We had the designer who our preferred builder uses draw up basic plans, send them to the town planner. Planner is ex-BCC so hopefully he knows what may or may not get through. We were told that this pre-lodgement meeting often brings up issues that will slip through if we go directly to lodgement of a DA.

I ran this past the town planner, who said that knowing our block and the issues we have, he believes in this case a pre-lodgement meeting is justified. Some costs will be able to be transferred if we go to a DA.

The initial plans were changed after advice from our ex-BCC town planner and I believe we will be going to a pre-lodgement meeting very soon. I'm just waiting for the call.

We were going to try for a three level townhouse at the top of the sloping block which would give a very nice city view, but the advice is that we will not be allowed a third level. We will still get nice views, but there is no assurance that the neighbour will not one day develop his own block and block those views somewhat, so we want to angle any outlook and views in a way to ensure any future build doesn't completely stuff up our outlook.

Things don't move very quickly at all :). But with one son selling and buying, another son buying it's not like we are sitting and twiddling our thumbs.

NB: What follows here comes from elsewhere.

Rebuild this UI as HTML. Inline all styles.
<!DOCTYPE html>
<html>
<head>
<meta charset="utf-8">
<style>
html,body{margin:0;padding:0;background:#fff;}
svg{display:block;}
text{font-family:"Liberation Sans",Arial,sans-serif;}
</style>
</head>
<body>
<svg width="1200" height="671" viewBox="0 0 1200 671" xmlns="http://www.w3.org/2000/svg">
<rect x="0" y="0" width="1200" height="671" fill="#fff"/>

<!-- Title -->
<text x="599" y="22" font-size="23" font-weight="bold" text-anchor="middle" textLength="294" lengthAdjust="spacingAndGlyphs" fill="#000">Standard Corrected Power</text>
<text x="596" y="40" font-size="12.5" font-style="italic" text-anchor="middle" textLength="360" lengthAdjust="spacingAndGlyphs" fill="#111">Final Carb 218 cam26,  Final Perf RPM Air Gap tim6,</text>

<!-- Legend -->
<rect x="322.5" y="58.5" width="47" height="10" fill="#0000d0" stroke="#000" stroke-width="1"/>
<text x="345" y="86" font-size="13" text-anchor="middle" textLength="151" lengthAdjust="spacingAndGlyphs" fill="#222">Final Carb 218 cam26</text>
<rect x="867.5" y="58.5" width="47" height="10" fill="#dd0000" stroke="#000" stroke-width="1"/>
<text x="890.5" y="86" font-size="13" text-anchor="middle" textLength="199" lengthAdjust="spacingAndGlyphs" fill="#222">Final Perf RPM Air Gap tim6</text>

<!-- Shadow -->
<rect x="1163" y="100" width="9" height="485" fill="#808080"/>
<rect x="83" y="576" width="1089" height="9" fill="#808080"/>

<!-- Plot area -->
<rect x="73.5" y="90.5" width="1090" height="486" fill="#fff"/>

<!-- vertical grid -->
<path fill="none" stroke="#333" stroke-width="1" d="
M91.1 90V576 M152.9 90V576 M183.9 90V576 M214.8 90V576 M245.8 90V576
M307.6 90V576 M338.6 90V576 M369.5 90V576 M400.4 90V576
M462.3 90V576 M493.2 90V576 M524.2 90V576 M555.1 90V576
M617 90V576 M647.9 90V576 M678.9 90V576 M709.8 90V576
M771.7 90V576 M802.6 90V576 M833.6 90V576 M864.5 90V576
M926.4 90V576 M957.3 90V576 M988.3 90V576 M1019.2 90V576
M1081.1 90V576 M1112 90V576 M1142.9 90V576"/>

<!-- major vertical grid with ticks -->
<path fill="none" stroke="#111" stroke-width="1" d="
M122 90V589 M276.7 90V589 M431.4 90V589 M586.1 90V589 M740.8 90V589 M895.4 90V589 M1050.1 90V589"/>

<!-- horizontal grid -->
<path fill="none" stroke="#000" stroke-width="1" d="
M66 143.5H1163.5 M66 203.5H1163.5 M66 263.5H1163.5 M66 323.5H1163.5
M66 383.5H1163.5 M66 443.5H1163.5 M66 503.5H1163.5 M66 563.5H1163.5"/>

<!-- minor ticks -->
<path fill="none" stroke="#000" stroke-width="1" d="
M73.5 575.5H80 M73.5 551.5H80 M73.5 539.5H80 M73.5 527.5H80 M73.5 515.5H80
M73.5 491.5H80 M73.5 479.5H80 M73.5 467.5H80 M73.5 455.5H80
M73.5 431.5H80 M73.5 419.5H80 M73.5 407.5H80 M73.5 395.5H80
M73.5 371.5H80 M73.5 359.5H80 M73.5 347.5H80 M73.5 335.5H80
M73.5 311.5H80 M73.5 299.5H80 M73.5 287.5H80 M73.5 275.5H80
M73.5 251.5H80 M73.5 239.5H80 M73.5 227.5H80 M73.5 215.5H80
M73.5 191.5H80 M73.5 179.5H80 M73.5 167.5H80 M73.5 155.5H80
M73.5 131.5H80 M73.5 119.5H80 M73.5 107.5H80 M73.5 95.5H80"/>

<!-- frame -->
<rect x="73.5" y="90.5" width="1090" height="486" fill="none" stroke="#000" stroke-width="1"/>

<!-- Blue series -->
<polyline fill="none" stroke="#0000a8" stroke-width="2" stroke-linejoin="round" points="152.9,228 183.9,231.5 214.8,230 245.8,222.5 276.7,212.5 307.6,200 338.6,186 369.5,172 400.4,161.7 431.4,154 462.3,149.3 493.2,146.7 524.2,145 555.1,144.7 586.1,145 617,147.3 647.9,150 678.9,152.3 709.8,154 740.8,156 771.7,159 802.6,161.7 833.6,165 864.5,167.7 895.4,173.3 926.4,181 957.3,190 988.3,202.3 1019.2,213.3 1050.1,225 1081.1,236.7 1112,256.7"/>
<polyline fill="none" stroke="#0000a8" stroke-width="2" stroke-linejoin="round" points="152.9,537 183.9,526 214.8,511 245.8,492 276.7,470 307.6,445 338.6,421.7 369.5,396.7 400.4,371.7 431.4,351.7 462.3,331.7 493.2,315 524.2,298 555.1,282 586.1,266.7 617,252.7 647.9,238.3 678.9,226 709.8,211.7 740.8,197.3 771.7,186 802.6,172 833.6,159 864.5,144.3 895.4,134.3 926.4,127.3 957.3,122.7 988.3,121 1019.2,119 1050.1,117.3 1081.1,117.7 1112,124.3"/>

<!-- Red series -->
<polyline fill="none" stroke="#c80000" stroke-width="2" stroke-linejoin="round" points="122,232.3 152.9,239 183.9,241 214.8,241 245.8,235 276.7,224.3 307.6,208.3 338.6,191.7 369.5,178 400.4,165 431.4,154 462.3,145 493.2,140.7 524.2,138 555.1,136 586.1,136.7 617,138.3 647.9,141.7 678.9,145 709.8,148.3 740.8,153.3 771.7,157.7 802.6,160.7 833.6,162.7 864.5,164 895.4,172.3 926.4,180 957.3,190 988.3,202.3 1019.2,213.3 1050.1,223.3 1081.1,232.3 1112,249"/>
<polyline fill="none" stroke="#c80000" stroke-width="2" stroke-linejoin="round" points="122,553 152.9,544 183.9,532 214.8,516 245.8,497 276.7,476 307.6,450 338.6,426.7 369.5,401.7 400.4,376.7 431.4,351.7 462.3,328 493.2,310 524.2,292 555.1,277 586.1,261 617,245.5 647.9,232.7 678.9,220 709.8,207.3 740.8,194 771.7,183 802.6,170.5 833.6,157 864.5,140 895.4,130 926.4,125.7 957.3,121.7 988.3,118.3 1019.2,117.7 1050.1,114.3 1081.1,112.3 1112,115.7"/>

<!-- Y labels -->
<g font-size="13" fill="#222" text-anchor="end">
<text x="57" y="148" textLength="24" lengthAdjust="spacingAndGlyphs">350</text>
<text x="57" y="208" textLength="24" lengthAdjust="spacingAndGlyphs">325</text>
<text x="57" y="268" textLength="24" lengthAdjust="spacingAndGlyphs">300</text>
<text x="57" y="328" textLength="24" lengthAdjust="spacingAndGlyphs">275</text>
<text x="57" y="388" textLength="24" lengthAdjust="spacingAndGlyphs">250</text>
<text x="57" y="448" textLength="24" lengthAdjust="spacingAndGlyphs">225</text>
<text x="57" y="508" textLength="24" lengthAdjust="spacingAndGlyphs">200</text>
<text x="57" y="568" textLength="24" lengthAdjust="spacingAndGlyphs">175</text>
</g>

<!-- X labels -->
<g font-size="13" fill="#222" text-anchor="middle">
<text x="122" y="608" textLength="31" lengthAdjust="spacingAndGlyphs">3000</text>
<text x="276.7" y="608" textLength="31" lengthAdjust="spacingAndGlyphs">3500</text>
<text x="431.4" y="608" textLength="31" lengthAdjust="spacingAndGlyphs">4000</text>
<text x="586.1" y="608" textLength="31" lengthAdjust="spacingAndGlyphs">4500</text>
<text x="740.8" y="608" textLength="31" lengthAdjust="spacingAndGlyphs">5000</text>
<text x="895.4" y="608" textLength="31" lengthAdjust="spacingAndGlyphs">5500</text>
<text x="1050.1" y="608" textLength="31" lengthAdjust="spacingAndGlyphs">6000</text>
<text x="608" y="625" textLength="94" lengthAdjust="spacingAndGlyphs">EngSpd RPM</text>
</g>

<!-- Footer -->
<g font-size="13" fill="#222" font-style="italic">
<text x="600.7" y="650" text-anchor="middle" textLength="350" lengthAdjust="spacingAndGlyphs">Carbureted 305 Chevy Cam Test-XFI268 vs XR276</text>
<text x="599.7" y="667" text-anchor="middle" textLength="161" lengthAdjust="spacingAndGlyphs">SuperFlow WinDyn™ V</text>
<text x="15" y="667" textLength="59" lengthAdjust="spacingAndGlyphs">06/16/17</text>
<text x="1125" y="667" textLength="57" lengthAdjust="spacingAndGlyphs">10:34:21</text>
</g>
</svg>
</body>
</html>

I've been painting at two different houses for two of our sons this past week or so, whilst paying a painter to paint our own house... something not quite right there :eek:.

I'll update this thread once I have some news to tell.
 
Don't you love it, the painting thing, that's exactly the sort of thing we would do for our children.... something not quite right:eek:
 
Update...

BCC pre-lodgement meeting went well. We didn't attend but bought the town planner lunch afterwards and discussed it. He said council was very happy with the plan, were looking for this sort of development in our area.

They gave us a very strong idea of what they didn't want to see by pointing to a nearby development that they would not want to see repeated. Why did they approve it? Perhaps it was pushed through the courts to be approved? Anyway, we know what to avoid.

Definitely no third storey allowed. Less reports requested which means some money saved.

Next thing is to have the designer who did up the concept plan outlines flesh out some ideas, draw up internal divisions and draw up plans for the DA.

We spoke to a friend who is a developer and asked him about speaking with the neighbours. He said a most emphatic "yes" to visiting all neighbours. It will not stop the objections, but is better than just seeing a notice sign go up one day.

Hubby has the gift of the gab, so he will do this part of it.

I'm gathering photos and clippings of external finishes and styles I like. We must stick with some sort of "character" but that doesn't mean "fake queenslander" (thank goodness).

Will update when I have more info.
 
Did I miss a suburb or do you prefer not to say?

Enjoying following this thread - good luck!

Suburb is Coorparoo.

Thanks for the good wishes. I'm equal parts nervous and excited.

I keep thinking "what can possibly go wrong?" :D (just kidding).

Reading the Mona Vale thread and a few others has me more than a little nervous. Give me a straightforward existing old house to renovate and I'm confident. This development caper and "build from scratch" is all new to me though, and I just don't know what I don't know.